Challenge:
Output a verbatim copy of the data, cut off after the line that contains "-8.93, -8.91, -8.89];".

Dataset content:
----------------

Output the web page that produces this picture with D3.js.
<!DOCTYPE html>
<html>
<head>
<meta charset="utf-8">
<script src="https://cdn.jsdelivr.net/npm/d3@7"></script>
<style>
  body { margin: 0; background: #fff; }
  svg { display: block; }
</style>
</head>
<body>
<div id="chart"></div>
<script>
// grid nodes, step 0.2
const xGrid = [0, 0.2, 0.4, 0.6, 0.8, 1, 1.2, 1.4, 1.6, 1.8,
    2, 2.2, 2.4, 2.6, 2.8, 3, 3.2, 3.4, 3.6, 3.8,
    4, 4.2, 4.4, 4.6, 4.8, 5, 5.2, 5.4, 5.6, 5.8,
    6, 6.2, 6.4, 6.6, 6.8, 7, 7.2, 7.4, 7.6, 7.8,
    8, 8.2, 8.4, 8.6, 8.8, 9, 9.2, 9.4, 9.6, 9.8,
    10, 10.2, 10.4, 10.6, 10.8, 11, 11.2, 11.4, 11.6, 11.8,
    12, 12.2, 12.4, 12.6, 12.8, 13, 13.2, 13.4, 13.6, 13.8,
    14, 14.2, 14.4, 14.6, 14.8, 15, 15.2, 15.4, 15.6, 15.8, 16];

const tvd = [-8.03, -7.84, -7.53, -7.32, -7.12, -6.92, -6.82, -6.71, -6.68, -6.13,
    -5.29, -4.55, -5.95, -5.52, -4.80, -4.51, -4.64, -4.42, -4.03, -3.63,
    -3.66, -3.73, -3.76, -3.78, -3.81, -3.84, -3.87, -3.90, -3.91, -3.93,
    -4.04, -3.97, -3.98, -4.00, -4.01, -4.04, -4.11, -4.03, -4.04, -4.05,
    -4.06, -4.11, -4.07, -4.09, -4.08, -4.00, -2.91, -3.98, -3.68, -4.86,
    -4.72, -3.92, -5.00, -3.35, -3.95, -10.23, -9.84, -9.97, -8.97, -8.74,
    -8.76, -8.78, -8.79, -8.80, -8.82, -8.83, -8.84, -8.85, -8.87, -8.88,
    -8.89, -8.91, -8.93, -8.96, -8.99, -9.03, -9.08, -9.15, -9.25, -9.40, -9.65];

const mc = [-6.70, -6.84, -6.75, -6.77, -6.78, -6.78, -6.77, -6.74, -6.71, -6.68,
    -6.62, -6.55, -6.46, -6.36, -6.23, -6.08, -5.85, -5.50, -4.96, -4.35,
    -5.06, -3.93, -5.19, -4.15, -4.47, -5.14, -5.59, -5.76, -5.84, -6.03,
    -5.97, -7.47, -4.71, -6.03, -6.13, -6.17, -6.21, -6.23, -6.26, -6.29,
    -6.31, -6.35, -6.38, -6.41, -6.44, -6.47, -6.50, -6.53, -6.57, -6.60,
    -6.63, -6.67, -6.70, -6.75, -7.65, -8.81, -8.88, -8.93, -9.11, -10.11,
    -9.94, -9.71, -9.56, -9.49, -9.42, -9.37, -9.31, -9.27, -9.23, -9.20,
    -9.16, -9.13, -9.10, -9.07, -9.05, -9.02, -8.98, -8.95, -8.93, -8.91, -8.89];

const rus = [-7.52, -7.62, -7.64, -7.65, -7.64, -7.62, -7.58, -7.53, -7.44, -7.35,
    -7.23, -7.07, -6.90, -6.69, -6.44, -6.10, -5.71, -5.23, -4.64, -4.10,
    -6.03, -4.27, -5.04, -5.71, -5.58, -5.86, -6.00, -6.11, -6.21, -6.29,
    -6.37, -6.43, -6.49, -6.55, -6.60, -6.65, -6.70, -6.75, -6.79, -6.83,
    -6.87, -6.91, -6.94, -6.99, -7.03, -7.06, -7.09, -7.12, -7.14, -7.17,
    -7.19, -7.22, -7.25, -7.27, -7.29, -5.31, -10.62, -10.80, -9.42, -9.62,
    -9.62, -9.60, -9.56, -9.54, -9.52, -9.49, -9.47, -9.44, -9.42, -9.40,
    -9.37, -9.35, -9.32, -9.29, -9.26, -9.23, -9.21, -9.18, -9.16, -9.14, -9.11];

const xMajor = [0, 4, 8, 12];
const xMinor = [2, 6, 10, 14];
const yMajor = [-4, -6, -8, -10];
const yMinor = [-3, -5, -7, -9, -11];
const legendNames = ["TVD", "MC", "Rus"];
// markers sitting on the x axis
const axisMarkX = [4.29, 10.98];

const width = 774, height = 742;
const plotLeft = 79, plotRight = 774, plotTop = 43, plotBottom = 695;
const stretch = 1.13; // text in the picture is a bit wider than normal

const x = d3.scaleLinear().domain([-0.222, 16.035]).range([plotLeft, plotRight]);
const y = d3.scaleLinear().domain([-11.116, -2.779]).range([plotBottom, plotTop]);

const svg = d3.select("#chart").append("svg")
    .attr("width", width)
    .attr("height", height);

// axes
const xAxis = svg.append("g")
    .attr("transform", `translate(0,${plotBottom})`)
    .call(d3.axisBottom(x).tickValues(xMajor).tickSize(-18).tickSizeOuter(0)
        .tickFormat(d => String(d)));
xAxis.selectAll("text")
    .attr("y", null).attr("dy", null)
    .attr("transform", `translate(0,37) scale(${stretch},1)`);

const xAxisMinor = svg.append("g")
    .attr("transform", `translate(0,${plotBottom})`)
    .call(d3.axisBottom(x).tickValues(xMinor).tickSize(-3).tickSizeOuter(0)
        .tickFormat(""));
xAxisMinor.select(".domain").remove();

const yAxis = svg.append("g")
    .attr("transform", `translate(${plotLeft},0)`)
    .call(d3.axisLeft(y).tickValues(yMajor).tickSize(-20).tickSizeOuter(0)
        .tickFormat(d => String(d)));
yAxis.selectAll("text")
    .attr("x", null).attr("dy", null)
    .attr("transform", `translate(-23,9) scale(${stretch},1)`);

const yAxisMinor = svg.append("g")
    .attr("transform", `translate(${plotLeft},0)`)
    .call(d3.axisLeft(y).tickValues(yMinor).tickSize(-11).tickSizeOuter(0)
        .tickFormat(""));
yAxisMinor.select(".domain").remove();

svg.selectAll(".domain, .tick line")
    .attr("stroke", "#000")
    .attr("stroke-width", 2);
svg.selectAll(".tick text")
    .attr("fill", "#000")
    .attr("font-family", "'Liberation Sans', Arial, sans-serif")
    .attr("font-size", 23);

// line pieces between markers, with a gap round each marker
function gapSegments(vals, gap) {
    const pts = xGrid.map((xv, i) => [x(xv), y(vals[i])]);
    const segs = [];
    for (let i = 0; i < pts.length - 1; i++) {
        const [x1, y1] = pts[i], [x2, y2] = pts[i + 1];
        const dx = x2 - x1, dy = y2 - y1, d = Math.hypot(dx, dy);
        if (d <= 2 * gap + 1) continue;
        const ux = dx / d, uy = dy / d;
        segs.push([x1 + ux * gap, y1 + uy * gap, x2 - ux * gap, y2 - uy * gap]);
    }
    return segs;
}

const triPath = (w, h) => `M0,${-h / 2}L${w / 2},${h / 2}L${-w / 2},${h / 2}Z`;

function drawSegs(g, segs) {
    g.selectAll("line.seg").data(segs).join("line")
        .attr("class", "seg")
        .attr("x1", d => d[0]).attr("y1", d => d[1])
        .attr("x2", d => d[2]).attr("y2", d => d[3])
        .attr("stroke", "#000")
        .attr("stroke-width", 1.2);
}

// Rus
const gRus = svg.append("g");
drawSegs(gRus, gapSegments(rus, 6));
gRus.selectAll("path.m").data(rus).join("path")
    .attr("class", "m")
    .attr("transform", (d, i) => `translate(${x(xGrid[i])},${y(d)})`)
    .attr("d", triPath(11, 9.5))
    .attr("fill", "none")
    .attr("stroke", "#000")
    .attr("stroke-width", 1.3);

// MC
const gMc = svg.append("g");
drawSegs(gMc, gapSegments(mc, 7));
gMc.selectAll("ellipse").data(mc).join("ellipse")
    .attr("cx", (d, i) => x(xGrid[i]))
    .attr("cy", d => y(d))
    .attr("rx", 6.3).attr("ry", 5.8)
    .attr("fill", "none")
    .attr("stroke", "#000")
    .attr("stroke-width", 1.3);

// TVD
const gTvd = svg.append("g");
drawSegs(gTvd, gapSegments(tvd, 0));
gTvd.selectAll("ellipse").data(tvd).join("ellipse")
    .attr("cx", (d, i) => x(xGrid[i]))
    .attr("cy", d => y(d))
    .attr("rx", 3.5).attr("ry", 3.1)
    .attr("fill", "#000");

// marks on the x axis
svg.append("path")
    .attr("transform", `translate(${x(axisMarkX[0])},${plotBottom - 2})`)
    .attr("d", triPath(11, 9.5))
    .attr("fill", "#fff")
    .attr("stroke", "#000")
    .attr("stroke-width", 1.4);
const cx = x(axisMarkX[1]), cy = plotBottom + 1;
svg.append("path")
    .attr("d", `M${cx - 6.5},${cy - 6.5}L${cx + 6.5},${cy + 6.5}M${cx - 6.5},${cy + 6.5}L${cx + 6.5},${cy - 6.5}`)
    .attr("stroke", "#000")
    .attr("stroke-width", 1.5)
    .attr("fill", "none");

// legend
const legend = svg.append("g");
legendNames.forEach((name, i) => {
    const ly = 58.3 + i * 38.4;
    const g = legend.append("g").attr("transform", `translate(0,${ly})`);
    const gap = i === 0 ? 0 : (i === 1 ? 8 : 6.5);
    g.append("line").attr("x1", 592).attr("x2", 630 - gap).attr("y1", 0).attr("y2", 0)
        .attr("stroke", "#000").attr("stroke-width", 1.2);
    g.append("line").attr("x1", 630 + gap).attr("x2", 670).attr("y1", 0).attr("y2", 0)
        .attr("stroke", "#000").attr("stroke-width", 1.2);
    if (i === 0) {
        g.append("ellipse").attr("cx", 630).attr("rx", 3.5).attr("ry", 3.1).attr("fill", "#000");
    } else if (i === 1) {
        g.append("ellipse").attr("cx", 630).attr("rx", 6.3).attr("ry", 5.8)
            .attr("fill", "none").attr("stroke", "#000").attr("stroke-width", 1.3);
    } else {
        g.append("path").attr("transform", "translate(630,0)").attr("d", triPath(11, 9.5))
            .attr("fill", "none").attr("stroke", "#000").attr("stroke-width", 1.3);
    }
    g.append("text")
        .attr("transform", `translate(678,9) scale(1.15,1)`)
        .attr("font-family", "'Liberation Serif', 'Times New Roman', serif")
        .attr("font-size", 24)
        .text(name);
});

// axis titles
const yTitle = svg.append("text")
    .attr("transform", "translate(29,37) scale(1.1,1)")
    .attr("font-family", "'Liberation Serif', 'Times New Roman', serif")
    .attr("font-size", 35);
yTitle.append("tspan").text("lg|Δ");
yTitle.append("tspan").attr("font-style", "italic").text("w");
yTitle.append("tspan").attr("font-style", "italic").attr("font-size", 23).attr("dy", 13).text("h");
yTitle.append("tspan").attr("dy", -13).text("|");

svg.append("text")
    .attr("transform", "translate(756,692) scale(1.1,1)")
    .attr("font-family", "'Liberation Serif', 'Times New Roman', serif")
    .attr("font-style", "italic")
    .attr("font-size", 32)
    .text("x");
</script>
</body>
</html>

----------------

The reply:
Output the web page that produces this picture with D3.js.
<!DOCTYPE html>
<html>
<head>
<meta charset="utf-8">
<script src="https://cdn.jsdelivr.net/npm/d3@7"></script>
<style>
  body { margin: 0; background: #fff; }
  svg { display: block; }
</style>
</head>
<body>
<div id="chart"></div>
<script>
// grid nodes, step 0.2
const xGrid = [0, 0.2, 0.4, 0.6, 0.8, 1, 1.2, 1.4, 1.6, 1.8,
    2, 2.2, 2.4, 2.6, 2.8, 3, 3.2, 3.4, 3.6, 3.8,
    4, 4.2, 4.4, 4.6, 4.8, 5, 5.2, 5.4, 5.6, 5.8,
    6, 6.2, 6.4, 6.6, 6.8, 7, 7.2, 7.4, 7.6, 7.8,
    8, 8.2, 8.4, 8.6, 8.8, 9, 9.2, 9.4, 9.6, 9.8,
    10, 10.2, 10.4, 10.6, 10.8, 11, 11.2, 11.4, 11.6, 11.8,
    12, 12.2, 12.4, 12.6, 12.8, 13, 13.2, 13.4, 13.6, 13.8,
    14, 14.2, 14.4, 14.6, 14.8, 15, 15.2, 15.4, 15.6, 15.8, 16];

const tvd = [-8.03, -7.84, -7.53, -7.32, -7.12, -6.92, -6.82, -6.71, -6.68, -6.13,
    -5.29, -4.55, -5.95, -5.52, -4.80, -4.51, -4.64, -4.42, -4.03, -3.63,
    -3.66, -3.73, -3.76, -3.78, -3.81, -3.84, -3.87, -3.90, -3.91, -3.93,
    -4.04, -3.97, -3.98, -4.00, -4.01, -4.04, -4.11, -4.03, -4.04, -4.05,
    -4.06, -4.11, -4.07, -4.09, -4.08, -4.00, -2.91, -3.98, -3.68, -4.86,
    -4.72, -3.92, -5.00, -3.35, -3.95, -10.23, -9.84, -9.97, -8.97, -8.74,
    -8.76, -8.78, -8.79, -8.80, -8.82, -8.83, -8.84, -8.85, -8.87, -8.88,
    -8.89, -8.91, -8.93, -8.96, -8.99, -9.03, -9.08, -9.15, -9.25, -9.40, -9.65];

const mc = [-6.70, -6.84, -6.75, -6.77, -6.78, -6.78, -6.77, -6.74, -6.71, -6.68,
    -6.62, -6.55, -6.46, -6.36, -6.23, -6.08, -5.85, -5.50, -4.96, -4.35,
    -5.06, -3.93, -5.19, -4.15, -4.47, -5.14, -5.59, -5.76, -5.84, -6.03,
    -5.97, -7.47, -4.71, -6.03, -6.13, -6.17, -6.21, -6.23, -6.26, -6.29,
    -6.31, -6.35, -6.38, -6.41, -6.44, -6.47, -6.50, -6.53, -6.57, -6.60,
    -6.63, -6.67, -6.70, -6.75, -7.65, -8.81, -8.88, -8.93, -9.11, -10.11,
    -9.94, -9.71, -9.56, -9.49, -9.42, -9.37, -9.31, -9.27, -9.23, -9.20,
    -9.16, -9.13, -9.10, -9.07, -9.05, -9.02, -8.98, -8.95, -8.93, -8.91, -8.89];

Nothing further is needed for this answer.